Design and Development of Micro Off-grid Inverter for Solar Photovoltaic System using Proteus Simulation
Abstract
Solar photovoltaic panel generates DC power. It needs to be converted to AC power since most electrical appliances used in our day to day life runs on AC power supply. The conversion of DC to AC power happens using an inverter comprising of multiple electronic components, which generates harmonics in the AC power systems. The present investigation is focused to design a micro off-grid solar inverter with a minimal number of components using Proteus design suite simulation to generate quality power at an optimum cost. The designed solar inverter circuit mainly consists of resistors, capacitors, voltage regulators, CD 4047 IC, OP07 IC, R-C Circuit, MOSFETs and step-up transformer. The output of CD 4047 IC was given to the R-C three stage circuits for conversion from square to sinusoidal wave through amplifiers OP07 to boost the waveform voltage from 3.5 V to 7.0 V. The amplified sinusoidal waveform signal was applied to the gate of MOSFET combinations.

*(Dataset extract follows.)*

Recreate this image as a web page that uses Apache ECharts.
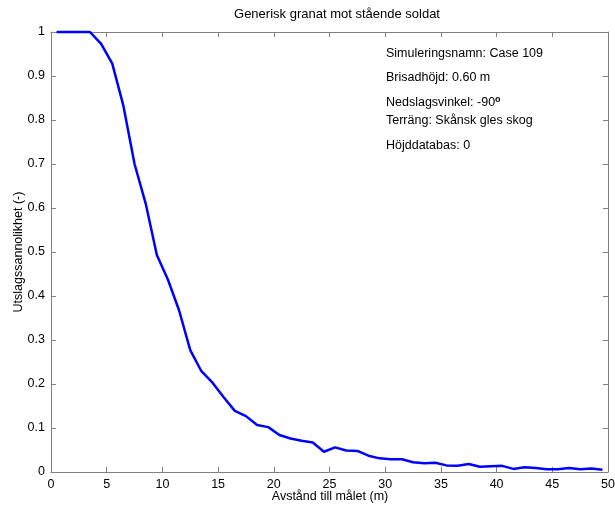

Each set consists of two MOSFETs connected in parallel to produce voltage with 180° out of phase waveforms at MOSFET drain terminal and then supplied to center tapped step-up-transformer to produce constant 230 V AC output voltage at 50 Hz. The voltage regulation was achieved with the help of a DC-DC Boost Converter which makes the system capable of giving reliable power at 230 V even for varying solar irradiation from 145 W/m2 and above. Frequency regulation was achieved by varying the values of R and C across pins 1, 2 and 3 of CD 4047 IC. The maximum efficiency of the developed micro off-grid solar inverter’s hardware circuit was found to be 93.49% based on experimental measurements and 95.72% based on the simulation studies.